Janine é a personagem mais empática do triunvirato, que encontramos em «O que não pode ser salvo», o romance mais recente de Pedro Vieira.
Nascida em Paris ela vive as dificuldades de aculturação inerentes à segunda geração dos que se fixaram em França. Mas, por outro lado, não encontra qualquer identificação com o ambiente rural onde a mãe a pretenderia fixar ao consumar-se a morte do progenitor. Por isso a escapadela para Lisboa, para casa de uma tia complacente, constitui a alternativa, obrigando-a a enfrentar os desafios da autossuficiência.

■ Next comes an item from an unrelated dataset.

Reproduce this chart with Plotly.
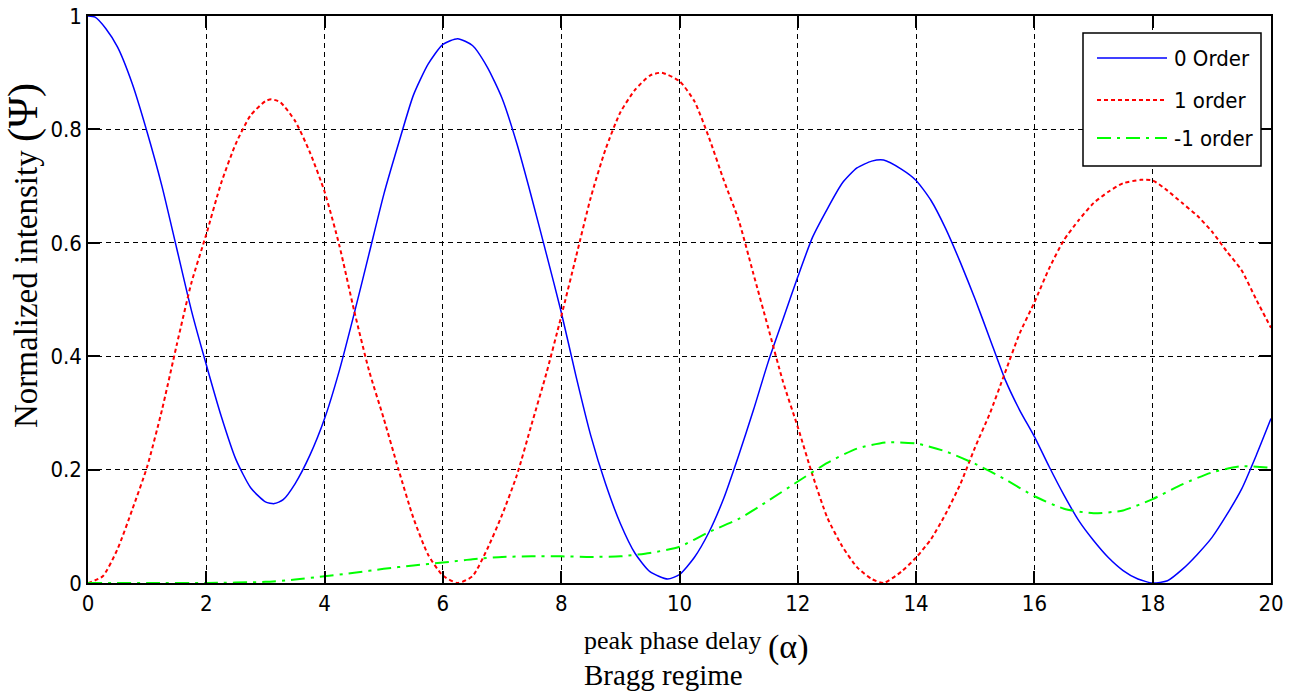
import plotly.graph_objects as go

# ---- data ----
x0 = [0, 0.12, 0.3, 0.5, 0.75, 1.0, 1.25, 1.5, 1.75, 2.0, 2.25, 2.5, 2.75, 3.0, 3.15, 3.3, 3.5, 3.75,
      4.0, 4.25, 4.5, 4.75, 5.0, 5.25, 5.5, 5.75, 6.0, 6.25, 6.5, 6.75, 7.0, 7.25, 7.5, 7.75, 8.0,
      8.25, 8.5, 8.75, 9.0, 9.25, 9.5, 9.8, 10.0, 10.25, 10.5, 10.75, 11.0, 11.25, 11.5, 11.75,
      12.0, 12.25, 12.5, 12.75, 13.0, 13.25, 13.45, 13.75, 14.0, 14.25, 14.5, 14.75, 15.0, 15.25,
      15.5, 15.75, 16.0, 16.25, 16.5, 16.75, 17.0, 17.25, 17.5, 17.75, 18.0, 18.25, 18.5, 18.75,
      19.0, 19.25, 19.5, 19.75, 20.0]
y0 = [1.0, 0.998, 0.978, 0.945, 0.88, 0.795, 0.70, 0.59, 0.48, 0.385, 0.295, 0.218, 0.168, 0.143, 0.14,
      0.147, 0.175, 0.225, 0.29, 0.375, 0.475, 0.58, 0.685, 0.775, 0.86, 0.915, 0.95, 0.96, 0.948,
      0.91, 0.855, 0.775, 0.68, 0.58, 0.478, 0.365, 0.26, 0.175, 0.105, 0.052, 0.02, 0.007, 0.015,
      0.045, 0.09, 0.15, 0.225, 0.305, 0.39, 0.465, 0.54, 0.61, 0.66, 0.705, 0.732, 0.744, 0.746,
      0.73, 0.71, 0.675, 0.625, 0.565, 0.5, 0.43, 0.36, 0.305, 0.258, 0.205, 0.155, 0.11, 0.075,
      0.045, 0.022, 0.007, 0.0, 0.004, 0.024, 0.05, 0.08, 0.12, 0.165, 0.225, 0.29]

x1 = [0, 0.25, 0.5, 0.75, 1.0, 1.25, 1.5, 1.75, 2.0, 2.25, 2.5, 2.75, 3.0, 3.1, 3.25, 3.5, 3.75,
      4.0, 4.25, 4.5, 4.75, 5.0, 5.25, 5.5, 5.75, 6.0, 6.25, 6.5, 6.75, 7.0, 7.25, 7.5, 7.75, 8.0,
      8.25, 8.5, 8.75, 9.0, 9.25, 9.5, 9.7, 10.0, 10.25, 10.5, 10.75, 11.0, 11.25, 11.5, 11.75,
      12.0, 12.25, 12.5, 12.75, 13.0, 13.25, 13.45, 13.75, 14.0, 14.25, 14.5, 14.75, 15.0, 15.25,
      15.5, 15.75, 16.0, 16.25, 16.5, 16.75, 17.0, 17.25, 17.5, 17.8, 18.0, 18.25, 18.5, 18.75,
      19.0, 19.25, 19.5, 19.75, 20.0]
y1 = [0, 0.012, 0.06, 0.13, 0.205, 0.305, 0.42, 0.53, 0.615, 0.705, 0.775, 0.825, 0.85, 0.853,
      0.848, 0.815, 0.76, 0.69, 0.595, 0.48, 0.375, 0.29, 0.2, 0.115, 0.05, 0.013, 0.0, 0.012, 0.06,
      0.12, 0.19, 0.28, 0.37, 0.47, 0.575, 0.68, 0.765, 0.83, 0.87, 0.895, 0.9, 0.885, 0.85, 0.785,
      0.71, 0.64, 0.545, 0.45, 0.355, 0.275, 0.19, 0.115, 0.065, 0.028, 0.007, 0.0, 0.02, 0.045,
      0.077, 0.122, 0.175, 0.24, 0.3, 0.37, 0.44, 0.495, 0.555, 0.605, 0.64, 0.67, 0.69, 0.705,
      0.711, 0.71, 0.692, 0.67, 0.648, 0.62, 0.585, 0.552, 0.5, 0.45]

xm1 = [0, 1, 2, 3, 3.5, 4, 4.5, 5, 5.5, 6, 6.5, 7, 7.5, 8, 8.5, 9, 9.5, 10, 10.5, 11, 11.5, 12,
       12.5, 13, 13.5, 14, 14.5, 15, 15.5, 16, 16.5, 17, 17.5, 18, 18.5, 19, 19.5, 20]
ym1 = [0, 0.0, 0.0, 0.002, 0.006, 0.012, 0.018, 0.025, 0.031, 0.036, 0.042, 0.046, 0.047, 0.047,
       0.046, 0.047, 0.053, 0.064, 0.09, 0.113, 0.145, 0.179, 0.212, 0.237, 0.248, 0.246, 0.232,
       0.21, 0.183, 0.153, 0.131, 0.123, 0.128, 0.148, 0.174, 0.195, 0.206, 0.203]

names = ["0 Order", "1 order", "-1 order"]
colors = ["#0000FF", "#FF0000", "#00FF00"]
dashes = ["solid", "4px,3px", "14px,6px,3px,6px"]
xticks = list(range(0, 21, 2))
yticks = [0, 0.2, 0.4, 0.6, 0.8, 1]
yticktext = ["0", "0.2", "0.4", "0.6", "0.8", "1"]

W, H = 1298, 695
L, R, T, B = 88, 1271, 16, 583
def px(x): return (x - L) / (R - L)
def py(y): return (B - y) / (B - T)

TICKFONT = dict(family="Liberation Sans Narrow, DejaVu Sans Condensed, Liberation Sans, Arial, sans-serif",
                size=22, color="black")
SERIF = "Liberation Serif, Times New Roman, DejaVu Serif, serif"

fig = go.Figure()
for xs, ys, nm, c, d in zip([x0, x1, xm1], [y0, y1, ym1], names, colors, dashes):
    fig.add_trace(go.Scatter(x=xs, y=ys, name=nm, mode="lines",
                             line=dict(color=c, width=1.5 if d == "solid" else 2, dash=d,
                                       shape="spline", smoothing=0.6),
                             showlegend=False))

axis_common = dict(showline=True, linecolor="black", linewidth=1.5, mirror="ticks",
                   ticks="inside", ticklen=12, tickwidth=1.5, tickcolor="black",
                   showgrid=True, gridcolor="black", gridwidth=1.3, griddash="5px,4px",
                   zeroline=False, tickfont=TICKFONT, automargin=False)
fig.update_xaxes(range=[0, 20], tickvals=xticks, ticktext=[str(v) for v in xticks], **axis_common)
fig.update_yaxes(range=[0, 1], tickvals=yticks, ticktext=yticktext, **axis_common)

shapes = [dict(type="rect", xref="paper", yref="paper", x0=px(1083), x1=px(1261), y0=py(166), y1=py(33),
               fillcolor="white", line=dict(color="black", width=1.5), layer="above")]
annotations = []
for nm, c, d, yy in zip(names, colors, dashes, [58, 100, 138]):
    shapes.append(dict(type="line", xref="paper", yref="paper", x0=px(1097), x1=px(1167),
                       y0=py(yy), y1=py(yy), line=dict(color=c, width=1.5 if d == "solid" else 2, dash=d),
                       layer="above"))
    annotations.append(dict(text=nm, xref="paper", yref="paper", x=px(1172), y=py(yy),
                            xanchor="left", yanchor="middle", showarrow=False, font=TICKFONT))

annotations.append(dict(text="peak phase delay", xref="paper", yref="paper", x=px(582), y=py(641),
                        xanchor="left", yanchor="middle", showarrow=False,
                        font=dict(family=SERIF, size=26, color="black")))
annotations.append(dict(text="(α)", xref="paper", yref="paper", x=px(766), y=py(647),
                        xanchor="left", yanchor="middle", showarrow=False,
                        font=dict(family=SERIF, size=34, color="black")))
annotations.append(dict(text="Bragg regime", xref="paper", yref="paper", x=px(582), y=py(675),
                        xanchor="left", yanchor="middle", showarrow=False,
                        font=dict(family=SERIF, size=29, color="black")))
annotations.append(dict(text="Normalized intensity <span style='font-size:42px'>(Ψ)</span>",
                        xref="paper", yref="paper", x=px(23), y=py(256), xanchor="center", yanchor="middle",
                        textangle=-90, showarrow=False, font=dict(family=SERIF, size=33, color="black")))

fig.update_layout(width=W, height=H, margin=dict(l=L, r=W - R, t=T, b=H - B, pad=0),
                  plot_bgcolor="white", paper_bgcolor="white", shapes=shapes, annotations=annotations,
                  showlegend=False)
fig.write_html("out.html", config={"displayModeBar": False},
               post_script="document.body.style.margin='0';document.body.style.overflow='hidden';")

Para a sua geração o mais comum é vegetar no desemprego e essa é a condição de Tiago, o amigo que conhecera episodicamente na festa da aldeia e reencontrara na capital depois de firmarem amizade no facebook. Mas há quem encontre solução medíocre nos empregos precários dos call centers. E isso é o que sucede com Janine, condenada à permanente insatisfação pela entediante ocupação em que não se realiza. O seu sonho é ganhar o bastante para regressar a Paris e, quiçá, retomar as correrias sem fim entre Montmartre e Saint-Germain, com a amiga Sarah, evitando a pobreza de Saint Denis na medida do possível.
Pedro Vieira vai alternando diálogos com reflexões das personagens passando pelas mensagens de facebook com que garante a justaposição dos artifícios do presente com os recursos estilísticos investidos na história de educação sentimental.
Quase a concluir a leitura, já posso considerar «O que não pode ser salvo» como um dos títulos mais interessantes da literatura de língua portuguesa conhecida neste ano de 2015. E a justa admiração por um dos mais polifacetados talentos da nossa vida cultural só encontrou nele acrescidos motivos de fundamentação.
Extrato:
(...)
Corremos sem conhecer o cansaço em redor da Place des Vosges, rodopiando, fazendo por entontecer a cabeça, os pensamentos, os miolos ainda frescos, contornando as fontes que nunca se cansam de oferecer água delicadeza tudo a quem atravessa a praça, que nunca cessam de recordar a quem passa o esplendor desta cidade, o spleen de Paris, como escreveu o poeta, ao contrário do que se passa na casa de família onde não cessam os anseios «tens a certeza de que queres continuar a estudar Letras, filha?», «o que é que vai ser do teu futuro, Janine?», mas por agora corremos e saltamos, fazemos troça dos turistas que se passeiam de queixo caído e com as invejas à mostra, no Oregon não há nada que se pareça com isto e eles mal contêm o espanto, can you believe th is?,
e mesmo já sendo adultas, mulheres crescidas, cabriolamos e fazemos negaças à estátua do rei, como vai monsieur Louis, ça va bien, mon petit, o décimo terceiro da lista dos luíses montado a cavalo mas inseguro, rezam as crónicas, em pose de bronze para a posteridade mas fraco de vontades e carácter, dizem que a mãe lhe rezava tudo ao ouvido, eis um monarca sem paciência para a lida da casa e dos palácios, e para os jogos de poder, e para as armas terçadas entre católicos e huguenotes, o senhor esteja convosco (connosco?), tão diferente do seu filho que viria a reinar com o mesmo nome mas armado de toda uma outra auto-estima, Rei-Sol, l’état c’est moi e não só, cuidado Sarah, mais devagar, olha que ainda atropelas alguém, apanha-me se conseguires, ou delega a perseguição em alguém, foi o que fez o décimo terceiro dos luíses, entregou a gestão ao conhecido Cardeal Richelieu, homem de carne e osso e fé no deus da intriga, personagem de ficção e de desenho animado, de Dumas ao Dartacão, estás a ver, papá, as Letras são tudo nesta terra, tanta memória, camadas de esplendor sangue e morte, charme e traição, glória e romance, tantas histórias contadas e por escrever, razão pela qual os americanos se repetem, can you believe?